言ってて茫漠としてて「どないすんねん」という感じですけど(笑)
ひとつ、昔から思うのですが、
「五感にアプローチ」
というのはあるんじゃないかと思います。言うまでもなく、
見える・聴こえる・触れられる・嗅げる・味わえる
ですが、それらがやれているような感じになる。
特に、例えばマンガだと視覚の点ではみなさん一生懸命工夫を凝らし心血を注ぐ、わけですが、それ以外の四感が立ち上ってくる、ようなものはなかなかありませんね。グルメ漫画数ありますが、ホントに美味い物が目の前に出現して・喰えて・超美味い、という気になれる作品は、もちろん読者によりけりでしょうけども、そんなにあるようには思いません。
でもそこについても、意識して工夫が凝らされているのと、ぜんぜんハナから何もしない、というのとでは、長い目(?)で見て大きな違いが生じる、だろう、と思うのです。

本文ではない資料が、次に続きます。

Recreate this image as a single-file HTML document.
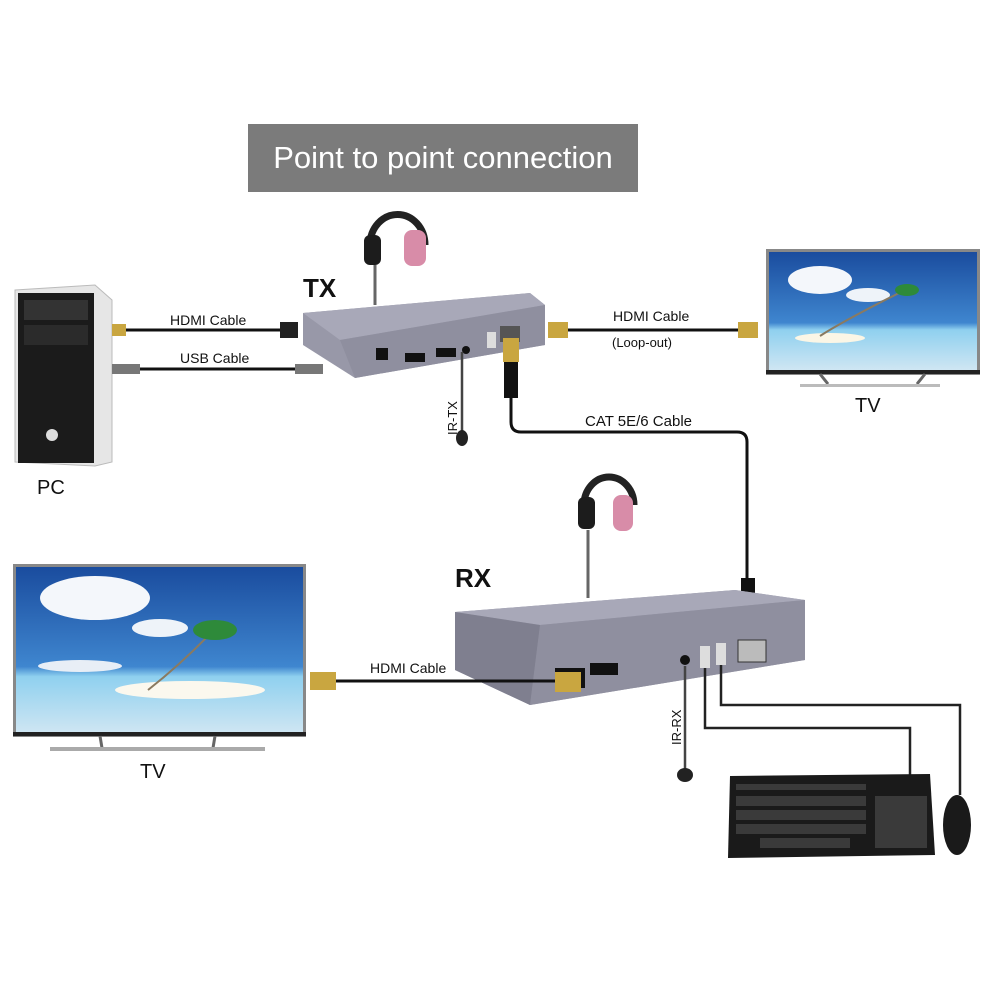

わたしがこういう小文をしたためるときにいつもまるでラジオ・パーソナリティかなにかのように、喋り言葉に近い文体とディテールとリズムで書きますのも、つまり「人の話を聞いた」というリアル現実(笑)に近い実感を得てもらうことで、自分の現実が膨らんだような気がする、といったところを狙っているのかもしれません。自分でもわからないのですが。

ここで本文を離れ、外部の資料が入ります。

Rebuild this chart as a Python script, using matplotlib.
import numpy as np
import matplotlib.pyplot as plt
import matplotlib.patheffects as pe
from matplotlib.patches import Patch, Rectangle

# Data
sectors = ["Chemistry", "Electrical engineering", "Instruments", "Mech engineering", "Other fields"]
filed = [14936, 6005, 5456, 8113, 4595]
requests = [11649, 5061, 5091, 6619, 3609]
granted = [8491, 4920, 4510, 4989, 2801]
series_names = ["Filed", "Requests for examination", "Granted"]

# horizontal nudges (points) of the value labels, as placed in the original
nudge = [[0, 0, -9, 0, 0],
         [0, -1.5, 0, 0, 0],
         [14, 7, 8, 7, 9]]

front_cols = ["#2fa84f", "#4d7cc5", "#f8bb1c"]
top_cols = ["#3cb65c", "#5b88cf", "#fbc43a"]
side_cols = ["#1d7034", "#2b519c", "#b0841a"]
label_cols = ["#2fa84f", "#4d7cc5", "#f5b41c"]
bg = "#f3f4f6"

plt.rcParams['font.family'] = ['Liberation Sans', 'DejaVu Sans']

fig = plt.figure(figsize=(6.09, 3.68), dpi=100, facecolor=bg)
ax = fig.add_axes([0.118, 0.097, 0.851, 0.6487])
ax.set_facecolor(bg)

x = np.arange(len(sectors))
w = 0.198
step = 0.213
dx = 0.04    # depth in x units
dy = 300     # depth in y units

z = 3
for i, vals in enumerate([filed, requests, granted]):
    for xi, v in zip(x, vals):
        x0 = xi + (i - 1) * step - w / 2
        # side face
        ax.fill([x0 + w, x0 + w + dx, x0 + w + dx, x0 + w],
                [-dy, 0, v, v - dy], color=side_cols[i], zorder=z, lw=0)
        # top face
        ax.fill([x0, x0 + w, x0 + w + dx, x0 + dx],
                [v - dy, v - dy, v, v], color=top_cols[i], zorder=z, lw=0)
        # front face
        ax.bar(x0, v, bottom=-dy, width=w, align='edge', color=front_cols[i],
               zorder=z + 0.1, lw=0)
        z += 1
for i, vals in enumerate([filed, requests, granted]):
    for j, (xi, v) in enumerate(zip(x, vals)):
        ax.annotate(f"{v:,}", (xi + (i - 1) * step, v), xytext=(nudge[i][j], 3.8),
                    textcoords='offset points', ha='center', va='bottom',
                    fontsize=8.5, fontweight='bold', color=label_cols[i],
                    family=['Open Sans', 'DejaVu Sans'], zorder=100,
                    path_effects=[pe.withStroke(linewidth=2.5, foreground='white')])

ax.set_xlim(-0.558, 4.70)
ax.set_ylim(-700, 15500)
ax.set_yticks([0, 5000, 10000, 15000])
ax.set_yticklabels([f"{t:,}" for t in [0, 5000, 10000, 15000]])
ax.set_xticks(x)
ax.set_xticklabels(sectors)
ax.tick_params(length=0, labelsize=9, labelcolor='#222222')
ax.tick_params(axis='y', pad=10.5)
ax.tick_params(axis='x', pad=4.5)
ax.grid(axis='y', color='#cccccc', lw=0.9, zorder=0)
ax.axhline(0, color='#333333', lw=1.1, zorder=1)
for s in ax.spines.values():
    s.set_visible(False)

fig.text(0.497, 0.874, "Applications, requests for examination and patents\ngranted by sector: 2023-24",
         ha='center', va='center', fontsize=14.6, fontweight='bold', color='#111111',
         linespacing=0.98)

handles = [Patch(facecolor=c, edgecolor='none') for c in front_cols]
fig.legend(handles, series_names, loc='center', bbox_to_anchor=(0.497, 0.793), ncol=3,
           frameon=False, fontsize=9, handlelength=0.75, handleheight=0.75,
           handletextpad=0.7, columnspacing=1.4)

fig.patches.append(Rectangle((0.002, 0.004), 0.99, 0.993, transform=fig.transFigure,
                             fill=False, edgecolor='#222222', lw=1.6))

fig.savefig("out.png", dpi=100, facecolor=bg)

それだったらラジオでいいじゃん、という話にならないのは、文章で・まるで聴こえてくるようだ、という点で二感にアプローチできる、からです。(もちろんどっちつかずになる危険性はある)
司馬遼太郎先生の文章は視覚刺激性能が高く、読んでるとまるでバルチック艦隊が距離八千に迫ってくる気がするのですが、それが意図的なものかどうかはともかく、結果として大作家・大作品群になっているひとつの大きな理由ではないか、と思います。
くどいようですが、やってやれるかどうかはわからないですが、意識してるかしてないかでは差がある、と思います。
思います、というか信じます、ってレベルですね最早。
個人的には、そこの「繋ぐところ」っていうのにコダワリ倒して来たつもりで、それがハマる人にはハマったんじゃないかと思うのですが、確証はありません。どのぐらいできてるかどうかもわからない。ひょっとすると全部幻かもしれません。
というところで最初に戻ると、幻も、見た以上はその人の現実です。
いい幻をたくさん見れたり、いい幻を一生懸命追いかけることができたら、それはいい現実つまりいい人生を生きたってことになるんじゃないでしょうか。追っかけるのがVtuberかトロイの遺跡かでそんなに違いはない。
ない?
終活で部屋片付けてたら本が出てきて
「わーこれ楽しかったなぁ……」
とホッとして貰えるような仮想拡張幻現実を、つくりたいですね。